The project will see the institute work with a number of partners including the Canadian AI Safety Institute, Canadian Institute for Advanced Research (CIFAR), Schmidt Sciences, Amazon Web Services (AWS), Anthropic, Halcyon Futures, the Safe AI Fund, UK Research and Innovation, and the Advanced Research and Invention Agency (ARIA).
The government said that AI alignment is a “crucial” part of AI research according to industry and academia, describing it as one of the “most urgent” technical challenges that the world currently faces.
The project will fund cutting-edge research into AI alignment, including ways to make sure AI systems continue to follow goals as the technology becomes more capable and finding techniques to ensure AI systems remain transparent and responsive to human oversight.

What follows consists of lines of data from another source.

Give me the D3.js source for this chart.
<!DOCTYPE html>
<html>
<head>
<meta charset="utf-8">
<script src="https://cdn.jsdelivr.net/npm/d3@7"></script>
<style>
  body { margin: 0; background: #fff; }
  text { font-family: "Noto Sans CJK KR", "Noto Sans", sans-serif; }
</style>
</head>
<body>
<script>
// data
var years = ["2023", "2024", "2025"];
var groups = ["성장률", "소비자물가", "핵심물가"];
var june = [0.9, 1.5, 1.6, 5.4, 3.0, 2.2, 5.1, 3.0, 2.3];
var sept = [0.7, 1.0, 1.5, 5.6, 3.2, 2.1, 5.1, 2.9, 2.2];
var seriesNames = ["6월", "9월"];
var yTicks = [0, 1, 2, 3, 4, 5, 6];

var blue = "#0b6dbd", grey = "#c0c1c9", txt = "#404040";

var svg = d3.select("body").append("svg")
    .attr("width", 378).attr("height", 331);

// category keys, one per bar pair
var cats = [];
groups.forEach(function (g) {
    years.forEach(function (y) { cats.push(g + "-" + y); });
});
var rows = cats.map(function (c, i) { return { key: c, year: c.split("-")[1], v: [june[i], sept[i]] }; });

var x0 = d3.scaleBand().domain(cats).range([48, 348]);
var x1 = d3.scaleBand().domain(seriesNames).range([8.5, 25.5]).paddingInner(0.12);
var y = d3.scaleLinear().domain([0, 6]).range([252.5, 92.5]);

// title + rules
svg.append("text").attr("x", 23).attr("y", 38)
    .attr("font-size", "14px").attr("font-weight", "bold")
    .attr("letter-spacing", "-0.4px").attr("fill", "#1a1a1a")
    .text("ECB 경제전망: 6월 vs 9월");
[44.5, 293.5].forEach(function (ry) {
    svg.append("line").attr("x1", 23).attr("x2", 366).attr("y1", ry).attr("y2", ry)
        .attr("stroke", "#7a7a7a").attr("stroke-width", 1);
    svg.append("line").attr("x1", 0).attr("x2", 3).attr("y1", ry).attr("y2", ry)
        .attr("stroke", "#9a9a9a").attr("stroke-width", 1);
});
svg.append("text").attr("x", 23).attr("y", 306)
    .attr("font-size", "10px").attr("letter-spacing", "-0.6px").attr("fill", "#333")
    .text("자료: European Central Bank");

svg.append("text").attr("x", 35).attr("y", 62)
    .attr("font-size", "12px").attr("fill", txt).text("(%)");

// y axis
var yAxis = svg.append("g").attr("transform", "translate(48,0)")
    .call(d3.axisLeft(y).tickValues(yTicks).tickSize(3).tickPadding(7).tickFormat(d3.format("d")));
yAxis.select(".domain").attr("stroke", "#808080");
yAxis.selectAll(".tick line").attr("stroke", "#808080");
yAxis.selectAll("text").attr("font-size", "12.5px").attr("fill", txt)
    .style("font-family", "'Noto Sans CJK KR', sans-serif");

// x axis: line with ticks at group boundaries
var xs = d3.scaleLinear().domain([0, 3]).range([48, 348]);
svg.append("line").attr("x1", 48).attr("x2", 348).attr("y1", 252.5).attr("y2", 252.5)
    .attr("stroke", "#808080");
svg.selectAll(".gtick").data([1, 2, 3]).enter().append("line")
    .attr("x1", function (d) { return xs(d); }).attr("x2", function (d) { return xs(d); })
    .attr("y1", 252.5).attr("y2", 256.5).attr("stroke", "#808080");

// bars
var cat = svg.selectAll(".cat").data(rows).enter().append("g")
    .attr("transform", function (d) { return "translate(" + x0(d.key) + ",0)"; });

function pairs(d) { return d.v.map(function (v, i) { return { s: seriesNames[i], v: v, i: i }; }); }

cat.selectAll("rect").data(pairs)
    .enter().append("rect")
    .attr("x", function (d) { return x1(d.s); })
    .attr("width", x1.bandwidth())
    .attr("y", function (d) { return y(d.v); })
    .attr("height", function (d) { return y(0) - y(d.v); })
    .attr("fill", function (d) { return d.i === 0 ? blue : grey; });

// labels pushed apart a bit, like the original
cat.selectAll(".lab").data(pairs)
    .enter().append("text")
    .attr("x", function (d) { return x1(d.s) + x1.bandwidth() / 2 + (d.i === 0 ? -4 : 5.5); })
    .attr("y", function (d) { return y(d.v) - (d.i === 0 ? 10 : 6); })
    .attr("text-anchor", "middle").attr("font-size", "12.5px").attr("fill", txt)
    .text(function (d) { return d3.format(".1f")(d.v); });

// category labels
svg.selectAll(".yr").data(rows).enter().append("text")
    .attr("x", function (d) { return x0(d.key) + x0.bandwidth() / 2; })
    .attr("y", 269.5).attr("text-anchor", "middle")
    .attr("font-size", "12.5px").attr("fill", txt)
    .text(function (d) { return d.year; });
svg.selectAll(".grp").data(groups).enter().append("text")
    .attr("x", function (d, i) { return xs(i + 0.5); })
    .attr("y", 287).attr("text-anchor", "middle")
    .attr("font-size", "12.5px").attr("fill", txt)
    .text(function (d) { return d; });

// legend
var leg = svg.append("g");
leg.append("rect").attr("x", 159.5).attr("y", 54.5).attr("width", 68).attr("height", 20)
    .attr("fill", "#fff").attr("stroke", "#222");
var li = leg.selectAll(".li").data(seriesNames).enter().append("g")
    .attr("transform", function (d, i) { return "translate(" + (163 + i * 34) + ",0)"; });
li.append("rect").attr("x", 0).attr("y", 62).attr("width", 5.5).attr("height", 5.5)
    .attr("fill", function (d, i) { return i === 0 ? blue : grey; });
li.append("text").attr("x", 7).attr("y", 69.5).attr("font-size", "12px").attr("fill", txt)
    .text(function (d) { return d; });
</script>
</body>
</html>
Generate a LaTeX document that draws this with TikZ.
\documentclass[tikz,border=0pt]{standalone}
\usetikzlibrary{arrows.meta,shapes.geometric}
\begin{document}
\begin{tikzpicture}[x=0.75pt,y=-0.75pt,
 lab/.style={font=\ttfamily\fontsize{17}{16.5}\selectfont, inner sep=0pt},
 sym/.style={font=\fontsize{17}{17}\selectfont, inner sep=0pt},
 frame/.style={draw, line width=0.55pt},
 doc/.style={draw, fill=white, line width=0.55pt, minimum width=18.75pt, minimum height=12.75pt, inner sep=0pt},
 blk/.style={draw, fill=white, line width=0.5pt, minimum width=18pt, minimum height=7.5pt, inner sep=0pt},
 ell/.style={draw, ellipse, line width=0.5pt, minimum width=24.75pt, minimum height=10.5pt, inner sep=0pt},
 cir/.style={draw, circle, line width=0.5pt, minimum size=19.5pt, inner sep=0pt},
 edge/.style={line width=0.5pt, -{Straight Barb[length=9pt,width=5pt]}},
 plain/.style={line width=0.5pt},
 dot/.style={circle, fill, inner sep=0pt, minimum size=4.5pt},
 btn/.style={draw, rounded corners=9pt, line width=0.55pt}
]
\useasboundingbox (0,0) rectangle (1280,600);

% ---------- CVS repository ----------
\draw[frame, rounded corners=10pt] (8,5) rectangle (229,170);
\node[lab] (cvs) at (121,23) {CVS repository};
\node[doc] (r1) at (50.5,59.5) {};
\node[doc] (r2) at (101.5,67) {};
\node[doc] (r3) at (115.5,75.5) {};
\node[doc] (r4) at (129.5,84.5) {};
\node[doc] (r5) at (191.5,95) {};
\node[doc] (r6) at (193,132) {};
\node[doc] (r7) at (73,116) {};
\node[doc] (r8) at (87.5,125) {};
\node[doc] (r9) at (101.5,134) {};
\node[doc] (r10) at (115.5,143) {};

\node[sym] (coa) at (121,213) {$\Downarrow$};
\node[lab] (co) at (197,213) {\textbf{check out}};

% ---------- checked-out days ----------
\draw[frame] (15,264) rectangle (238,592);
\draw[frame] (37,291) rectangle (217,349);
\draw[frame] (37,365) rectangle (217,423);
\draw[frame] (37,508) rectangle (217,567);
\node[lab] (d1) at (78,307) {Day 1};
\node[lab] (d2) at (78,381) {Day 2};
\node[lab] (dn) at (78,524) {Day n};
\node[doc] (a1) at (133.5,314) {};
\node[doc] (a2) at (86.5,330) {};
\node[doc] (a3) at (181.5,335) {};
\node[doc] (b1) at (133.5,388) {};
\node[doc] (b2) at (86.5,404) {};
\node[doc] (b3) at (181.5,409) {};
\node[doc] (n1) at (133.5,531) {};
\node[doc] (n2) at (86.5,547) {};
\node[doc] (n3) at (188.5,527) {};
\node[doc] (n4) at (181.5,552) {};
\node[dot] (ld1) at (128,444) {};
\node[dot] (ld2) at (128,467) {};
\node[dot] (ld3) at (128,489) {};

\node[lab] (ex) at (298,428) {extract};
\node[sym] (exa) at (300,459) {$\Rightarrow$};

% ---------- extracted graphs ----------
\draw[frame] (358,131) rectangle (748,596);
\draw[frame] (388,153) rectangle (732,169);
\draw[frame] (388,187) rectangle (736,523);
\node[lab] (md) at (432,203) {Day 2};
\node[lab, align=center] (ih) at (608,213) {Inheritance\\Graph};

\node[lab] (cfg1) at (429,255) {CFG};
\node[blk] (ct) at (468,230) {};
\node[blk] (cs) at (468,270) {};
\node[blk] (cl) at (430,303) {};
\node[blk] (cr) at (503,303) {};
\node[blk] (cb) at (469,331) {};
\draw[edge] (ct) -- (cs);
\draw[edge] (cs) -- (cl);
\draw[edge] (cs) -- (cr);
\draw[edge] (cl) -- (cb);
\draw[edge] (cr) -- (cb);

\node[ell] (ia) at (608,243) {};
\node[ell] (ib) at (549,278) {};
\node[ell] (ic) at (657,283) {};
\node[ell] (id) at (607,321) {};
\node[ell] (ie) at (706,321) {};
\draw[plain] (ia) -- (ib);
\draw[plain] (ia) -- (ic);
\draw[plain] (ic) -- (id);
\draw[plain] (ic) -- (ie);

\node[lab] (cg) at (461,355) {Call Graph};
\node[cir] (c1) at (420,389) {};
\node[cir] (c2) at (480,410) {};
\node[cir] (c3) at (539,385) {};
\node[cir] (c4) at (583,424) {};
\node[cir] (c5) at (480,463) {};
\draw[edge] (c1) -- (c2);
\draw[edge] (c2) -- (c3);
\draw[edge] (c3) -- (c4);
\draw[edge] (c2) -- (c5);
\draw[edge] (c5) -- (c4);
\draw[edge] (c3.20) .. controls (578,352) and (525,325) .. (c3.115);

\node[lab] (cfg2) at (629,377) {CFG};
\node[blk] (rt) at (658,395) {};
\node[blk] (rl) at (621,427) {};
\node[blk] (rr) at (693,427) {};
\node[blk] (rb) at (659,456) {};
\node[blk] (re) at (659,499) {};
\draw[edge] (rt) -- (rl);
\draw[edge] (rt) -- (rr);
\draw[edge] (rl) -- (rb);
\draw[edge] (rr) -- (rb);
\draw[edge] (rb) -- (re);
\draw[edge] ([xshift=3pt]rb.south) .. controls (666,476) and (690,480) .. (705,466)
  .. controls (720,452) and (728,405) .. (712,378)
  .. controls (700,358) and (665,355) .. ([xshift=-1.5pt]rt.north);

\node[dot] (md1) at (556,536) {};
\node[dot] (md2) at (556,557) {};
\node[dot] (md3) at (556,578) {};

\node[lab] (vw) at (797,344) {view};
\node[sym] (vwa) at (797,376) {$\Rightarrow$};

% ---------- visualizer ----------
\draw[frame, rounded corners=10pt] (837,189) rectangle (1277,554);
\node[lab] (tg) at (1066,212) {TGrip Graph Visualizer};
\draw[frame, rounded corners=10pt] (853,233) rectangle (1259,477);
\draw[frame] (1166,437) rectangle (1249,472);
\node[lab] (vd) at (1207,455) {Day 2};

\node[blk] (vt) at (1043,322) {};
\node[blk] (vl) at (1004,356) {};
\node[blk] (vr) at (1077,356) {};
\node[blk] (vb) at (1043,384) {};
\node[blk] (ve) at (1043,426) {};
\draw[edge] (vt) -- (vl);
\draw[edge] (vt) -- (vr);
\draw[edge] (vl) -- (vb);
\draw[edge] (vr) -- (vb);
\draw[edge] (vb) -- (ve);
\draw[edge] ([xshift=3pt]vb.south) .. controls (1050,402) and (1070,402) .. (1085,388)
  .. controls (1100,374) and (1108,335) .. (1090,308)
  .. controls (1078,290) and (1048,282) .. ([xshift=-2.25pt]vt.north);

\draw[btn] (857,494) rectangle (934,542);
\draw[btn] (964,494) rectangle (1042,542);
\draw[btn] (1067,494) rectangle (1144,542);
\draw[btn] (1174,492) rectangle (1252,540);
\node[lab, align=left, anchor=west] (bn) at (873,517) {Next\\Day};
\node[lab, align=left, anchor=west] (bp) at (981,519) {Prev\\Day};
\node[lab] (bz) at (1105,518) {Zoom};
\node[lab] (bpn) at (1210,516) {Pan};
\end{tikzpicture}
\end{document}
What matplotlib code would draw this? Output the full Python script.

The coalition will be guided by an advisory board including Shafi Goldwasser full professor at Université de Montréal and founder and scientific advisor of Mila - Quebec AI Institute, Zico Kolter, professor and head of machine learning department at Carnegie Mellon University and Sydney Levine, research scientist at Google DeepMind.
The project is backed by a fund of over £15 million from the government, which it said will position the UK as a world leader in AI.
Through the project, researchers across a variety of disciplines from computer sciences to cognitive science can apply for grant funding of up to £1 million, while AWS has allocated up to £5 million in cloud computing credits to enable technical experiments beyond typical academic reach.
Additionally, investment will be provided by private funders to accelerate commercial alignment solutions.